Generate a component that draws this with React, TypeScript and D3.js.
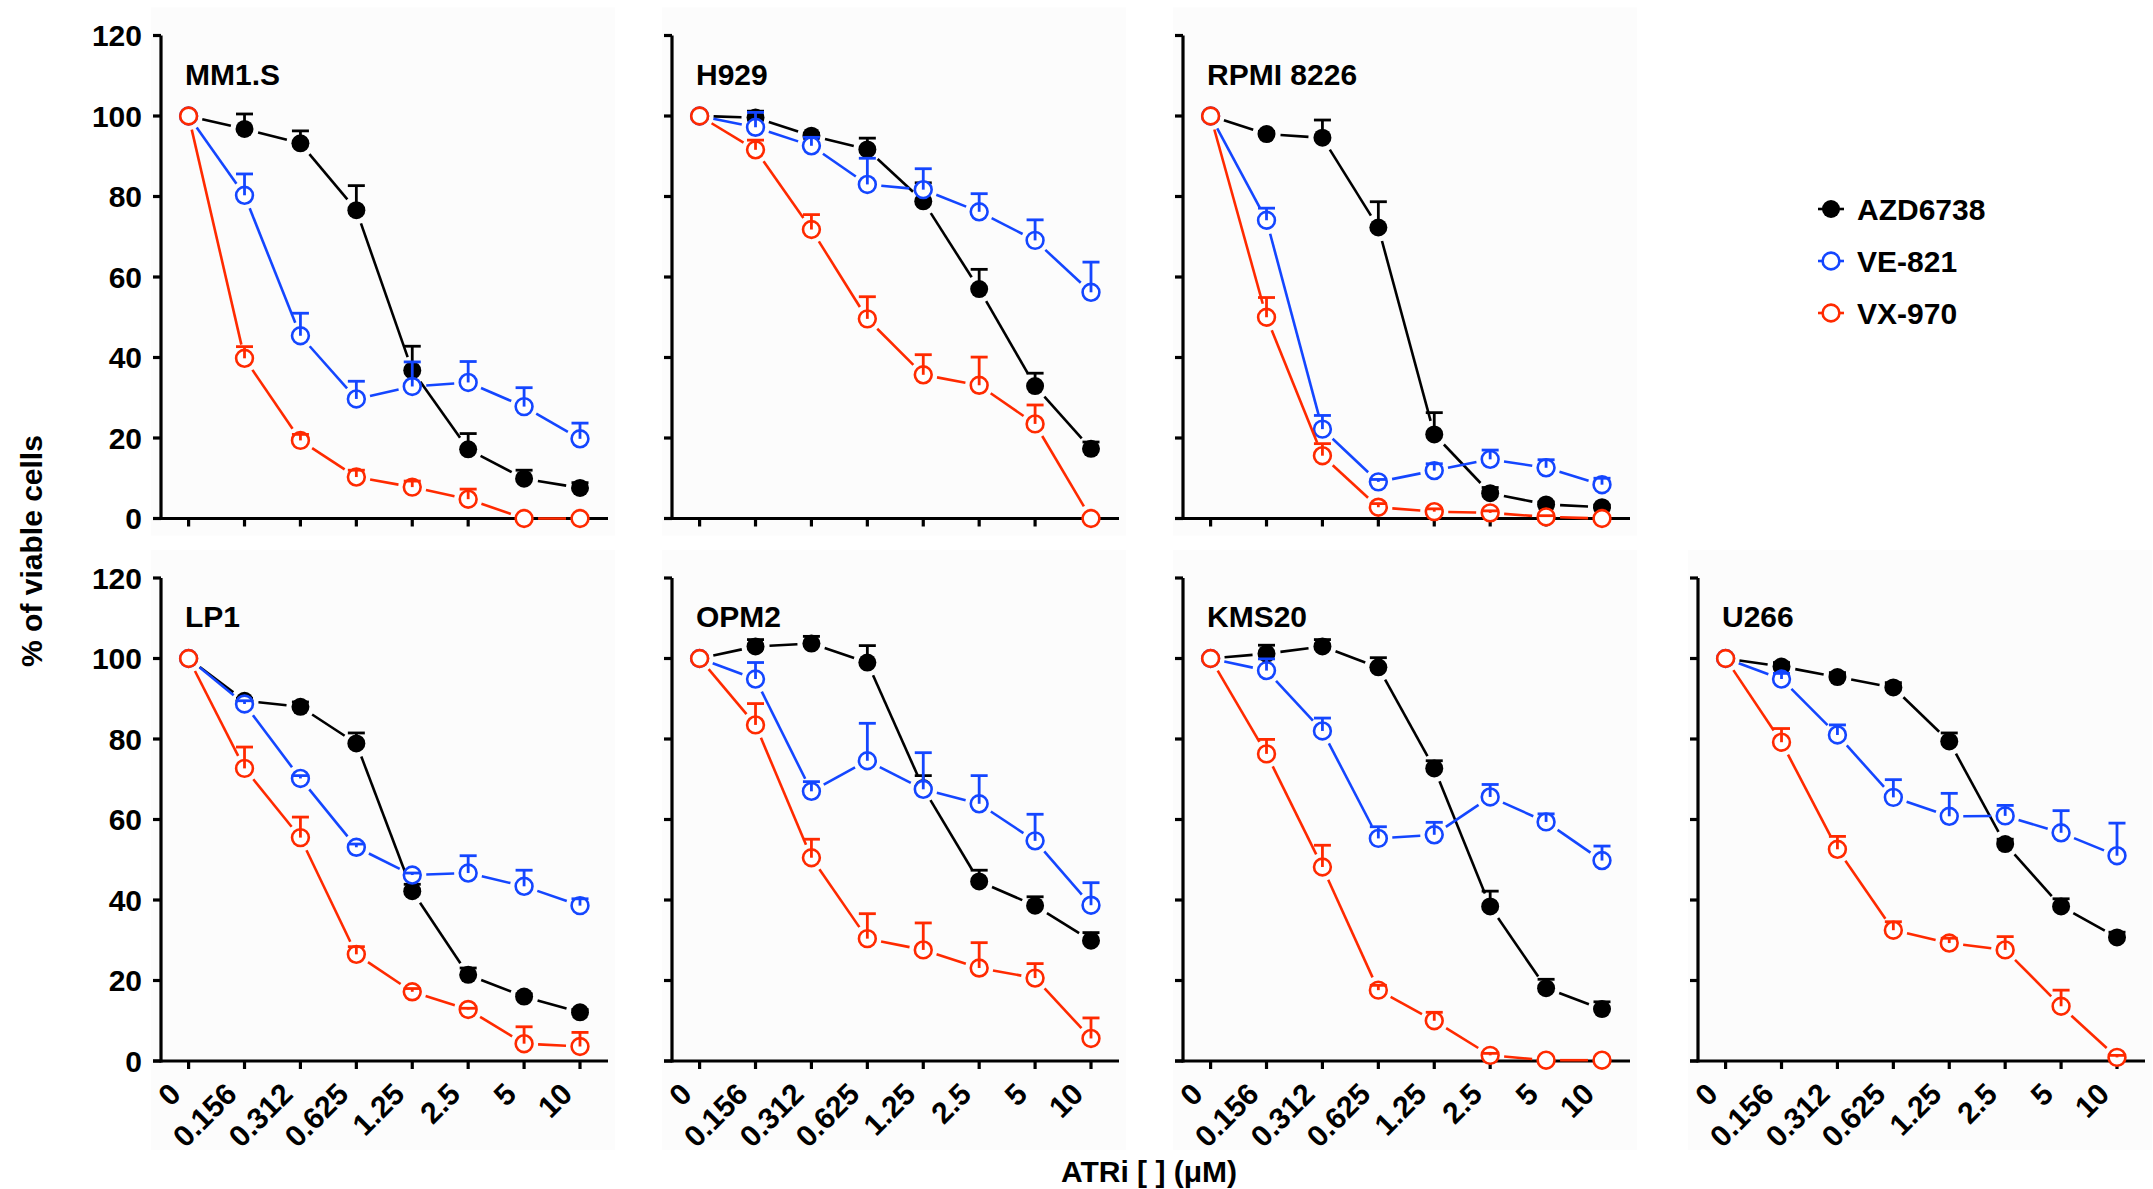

==

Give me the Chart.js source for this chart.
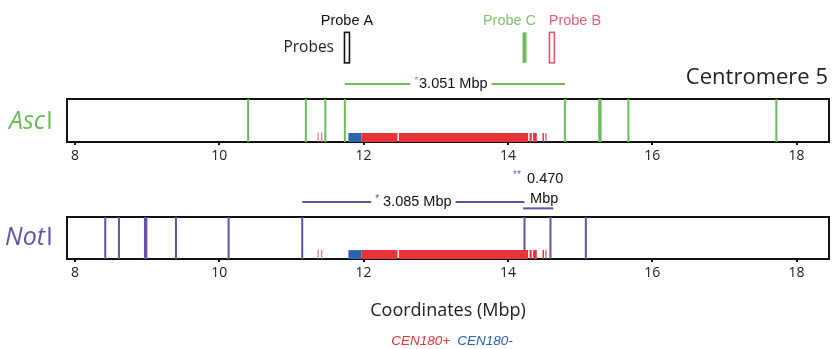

...

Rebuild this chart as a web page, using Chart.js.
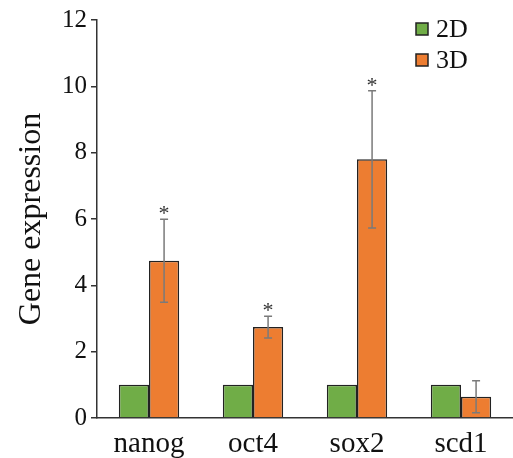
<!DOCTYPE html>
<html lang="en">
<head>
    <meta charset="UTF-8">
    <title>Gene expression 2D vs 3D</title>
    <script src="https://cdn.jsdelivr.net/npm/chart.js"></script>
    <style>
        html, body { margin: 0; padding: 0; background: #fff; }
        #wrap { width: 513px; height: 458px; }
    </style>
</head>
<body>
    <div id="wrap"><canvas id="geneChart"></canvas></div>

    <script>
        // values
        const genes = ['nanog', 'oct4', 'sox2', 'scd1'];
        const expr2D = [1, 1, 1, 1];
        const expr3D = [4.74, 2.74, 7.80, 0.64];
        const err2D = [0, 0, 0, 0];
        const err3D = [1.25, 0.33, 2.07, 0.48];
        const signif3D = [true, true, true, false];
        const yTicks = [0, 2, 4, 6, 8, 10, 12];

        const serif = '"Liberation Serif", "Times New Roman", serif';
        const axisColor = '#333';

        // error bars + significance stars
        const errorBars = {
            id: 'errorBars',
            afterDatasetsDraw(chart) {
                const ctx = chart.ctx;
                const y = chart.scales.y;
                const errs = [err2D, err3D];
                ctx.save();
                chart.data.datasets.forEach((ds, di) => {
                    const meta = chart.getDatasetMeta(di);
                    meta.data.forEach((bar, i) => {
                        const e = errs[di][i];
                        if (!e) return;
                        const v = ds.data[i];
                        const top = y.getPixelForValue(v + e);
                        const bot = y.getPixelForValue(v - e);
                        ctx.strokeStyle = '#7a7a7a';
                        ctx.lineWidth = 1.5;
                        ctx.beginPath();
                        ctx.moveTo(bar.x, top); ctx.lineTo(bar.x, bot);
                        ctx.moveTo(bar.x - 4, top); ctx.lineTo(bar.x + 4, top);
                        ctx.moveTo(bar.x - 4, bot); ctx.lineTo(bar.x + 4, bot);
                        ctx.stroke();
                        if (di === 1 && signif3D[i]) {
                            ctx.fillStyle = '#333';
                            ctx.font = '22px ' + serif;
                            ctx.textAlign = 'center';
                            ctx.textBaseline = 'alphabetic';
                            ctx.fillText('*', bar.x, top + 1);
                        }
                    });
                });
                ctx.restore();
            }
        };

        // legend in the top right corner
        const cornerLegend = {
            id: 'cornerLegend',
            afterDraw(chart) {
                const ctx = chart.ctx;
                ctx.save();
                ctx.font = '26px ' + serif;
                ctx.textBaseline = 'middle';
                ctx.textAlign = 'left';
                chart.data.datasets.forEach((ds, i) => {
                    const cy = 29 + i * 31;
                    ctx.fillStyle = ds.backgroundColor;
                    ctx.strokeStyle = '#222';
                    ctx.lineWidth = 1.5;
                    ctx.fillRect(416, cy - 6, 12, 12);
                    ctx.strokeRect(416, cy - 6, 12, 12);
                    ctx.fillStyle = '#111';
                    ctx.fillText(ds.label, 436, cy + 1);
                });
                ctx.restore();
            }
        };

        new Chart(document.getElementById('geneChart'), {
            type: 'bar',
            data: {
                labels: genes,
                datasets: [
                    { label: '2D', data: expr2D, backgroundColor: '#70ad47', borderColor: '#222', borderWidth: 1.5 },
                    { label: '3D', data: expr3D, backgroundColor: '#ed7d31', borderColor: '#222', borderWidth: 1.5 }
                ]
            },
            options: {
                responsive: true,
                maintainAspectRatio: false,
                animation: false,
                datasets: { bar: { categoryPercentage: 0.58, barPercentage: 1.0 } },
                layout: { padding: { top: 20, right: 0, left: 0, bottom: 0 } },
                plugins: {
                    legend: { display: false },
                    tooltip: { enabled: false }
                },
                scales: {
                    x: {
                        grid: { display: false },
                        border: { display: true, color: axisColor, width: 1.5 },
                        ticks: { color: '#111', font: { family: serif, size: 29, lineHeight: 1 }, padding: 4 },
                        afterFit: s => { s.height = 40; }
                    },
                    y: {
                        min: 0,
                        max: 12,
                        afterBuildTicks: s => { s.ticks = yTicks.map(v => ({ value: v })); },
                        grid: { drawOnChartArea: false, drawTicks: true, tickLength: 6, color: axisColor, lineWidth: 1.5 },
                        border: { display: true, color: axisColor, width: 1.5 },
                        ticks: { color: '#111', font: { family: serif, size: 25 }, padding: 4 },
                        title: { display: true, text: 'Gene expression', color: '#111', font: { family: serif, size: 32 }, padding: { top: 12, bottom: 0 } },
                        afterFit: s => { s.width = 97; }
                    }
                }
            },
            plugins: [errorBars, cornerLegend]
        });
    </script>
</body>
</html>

## Requirement
Working from the entries above, return all lines that contain "this".

## Completed exercise
Generate a component that draws this with React, TypeScript and D3.js.
Give me the Chart.js source for this chart.
Rebuild this chart as a web page, using Chart.js.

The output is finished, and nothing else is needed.